In an interview with the Daily Graphic in Accra on Wednesday, Dr Akoto said the bumper harvest was on its way, saying: “At the moment, we are busily organising storage facilities, warehouses and so on to receive the bumper crop and I promise Ghanaians that the bumper crop is on its way.”
He said the ministry was monitoring what was going on all over the country and was happy to announce that all was set for a bumper harvest this year.
War against FAW
Dr Akoto dismissed claims that the ministry’s fight against the FAW was losing grounds, describing such statements as “propaganda being orchestrated by opponents of the government.”

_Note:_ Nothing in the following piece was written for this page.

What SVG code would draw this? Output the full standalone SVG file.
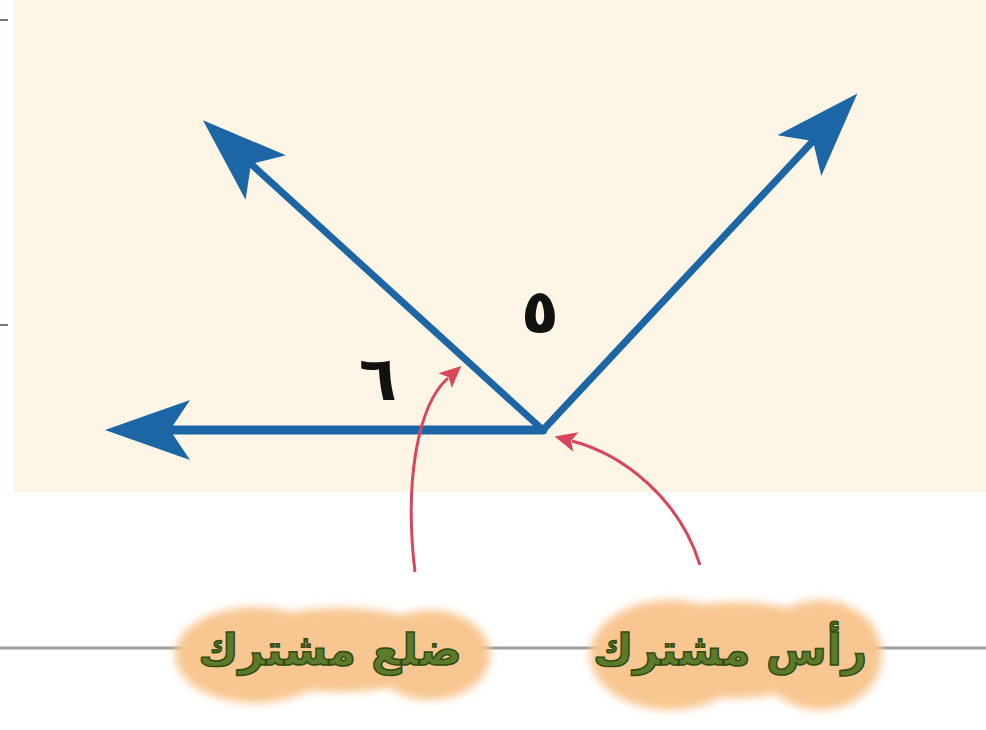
<svg xmlns="http://www.w3.org/2000/svg" width="986" height="730" viewBox="0 0 986 730">
<style>
.ray{stroke:#1d66a6;fill:none;stroke-linecap:round}
.ptr{stroke:#d8465c;stroke-width:3;fill:none}
.num{font-family:"DejaVu Sans",sans-serif;font-weight:bold;font-size:62px;fill:#111}
.lbl{font-family:"DejaVu Sans",sans-serif;font-weight:bold;font-size:44px;fill:#5d7a2a;stroke:#2f4a12;stroke-width:1.5;text-anchor:middle}
.blob{fill:#f8c690}
</style>
<defs>
<marker id="bh" markerUnits="userSpaceOnUse" markerWidth="100" markerHeight="80" refX="20" refY="32" orient="auto" viewBox="0 0 100 64">
<path d="M85,32 L0,2 L20,32 L0,62 Z" fill="#1d66a6"/>
</marker>
<marker id="rh" markerUnits="userSpaceOnUse" markerWidth="24" markerHeight="24" refX="4" refY="10" orient="auto" viewBox="0 0 24 20">
<path d="M22,10 L0,0 L5,10 L0,20 Z" fill="#d8465c"/>
</marker>
<filter id="soft" x="-10%" y="-20%" width="120%" height="140%"><feGaussianBlur stdDeviation="4"/></filter>
</defs>
<rect x="0" y="0" width="986" height="730" fill="#ffffff"/>
<rect x="14" y="0" width="972" height="492" fill="#fdf5e5"/>
<line x1="0" y1="20" x2="8" y2="20" stroke="#777" stroke-width="2"/>
<line x1="0" y1="325" x2="8" y2="325" stroke="#777" stroke-width="2"/>
<line x1="0" y1="648" x2="986" y2="648" stroke="#9d9d9d" stroke-width="3"/>
<g id="connectors">
<line class="ray" x1="543" y1="430" x2="170" y2="430" stroke-width="9" marker-end="url(#bh)"/>
<line class="ray" x1="543" y1="430" x2="251" y2="164" stroke-width="7" marker-end="url(#bh)"/>
<line class="ray" x1="543" y1="430" x2="813" y2="141" stroke-width="7" marker-end="url(#bh)"/>
<path class="ptr" d="M415,572 C404,480 418,405 448,378" marker-end="url(#rh)"/>
<path class="ptr" d="M700,565 C680,500 625,455 572,441" marker-end="url(#rh)"/>
</g>
<g id="angle5"><text class="num" x="540" y="333" text-anchor="middle">٥</text></g>
<g id="angle6"><text class="num" x="378" y="400" text-anchor="middle">٦</text></g>
<g id="common-side">
<g filter="url(#soft)">
<ellipse class="blob" cx="255" cy="655" rx="80" ry="48"/>
<ellipse class="blob" cx="340" cy="650" rx="110" ry="42"/>
<ellipse class="blob" cx="430" cy="655" rx="60" ry="45"/>
</g>
<text class="lbl" x="330" y="665">ضلع مشترك</text>
</g>
<g id="common-vertex">
<g filter="url(#soft)">
<ellipse class="blob" cx="670" cy="655" rx="80" ry="55"/>
<ellipse class="blob" cx="735" cy="650" rx="110" ry="48"/>
<ellipse class="blob" cx="820" cy="655" rx="62" ry="55"/>
</g>
<text class="lbl" x="730" y="665">رأس مشترك</text>
</g>
</svg>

He admitted that 121,000 hectares of farmlands were affected across the country by the worms, out of which 14,000 were destroyed.
Dr Akoto indicated that 14,000 hectares of farmlands destroyed by the worm could not be generalised as “all farmlands”, adding that although the ministry was not disputing the fact that the FAW devastated farmlands, the quick response by the ministry with the chemicals brought the worms attack under control.
“We were able to intervene at the appropriate time with the quantity of the chemicals that we had, so that the farmlands that had been attacked, we were able to spray to control them,” he said, adding that the peak period of the attack of the worms, especially in the southern sector, was over.
Dr Akoto said currently, the ministry was aware that there were still signs of the worms in some parts of the northern sector of the country, and gave an assurance that there were sufficient chemicals to deal with the situation.
The minister, however, said the challenge was that some of the farmlands being affected by the worms were in the hinterlands, away from the district capitals, where the farmers did not bother to report to the agric officers for assistance.
He explained that the worms could only attack the soft tissue of the plant and “once the tissue is hardened, they cannot attack it any more,” adding that at that level, the plant was protected until harvest time.
Dr Akoto said the bumper harvest was being anticipated from the government’s flagship programme and hinted that the ministry was arranging for more silos and warehouses in its anticipation.
He said so far, 275 warehouses which were constructed to store cocoa in some parts of the country had been taken over by the ministry for rehabilitation to serve as warehouses for the crops to be harvested.
Dr Akoto announced that the warehouses would be allocated to traders and associations who would be licensed by the ministry as recognised buying companies “so that we can regulate them”.
“We are coming with a well-organised market, putting the private sector in charge, linking up with the government procurement capabilities so that school feeding programme, food for the prison service, barracks and hospitals will be the first option to buy the food,” Dr Akoto said.
He said he had had meetings with 90 traders who registered as licensed buyers a month ago and about two weeks ago, 120 of them also converged on Accra for a meeting where the ministry negotiated with them on how much would be paid to the farmer at the farm gate.
He said the ministry anticipated that such a move would ultimately lead to the reduction of food prices in the country.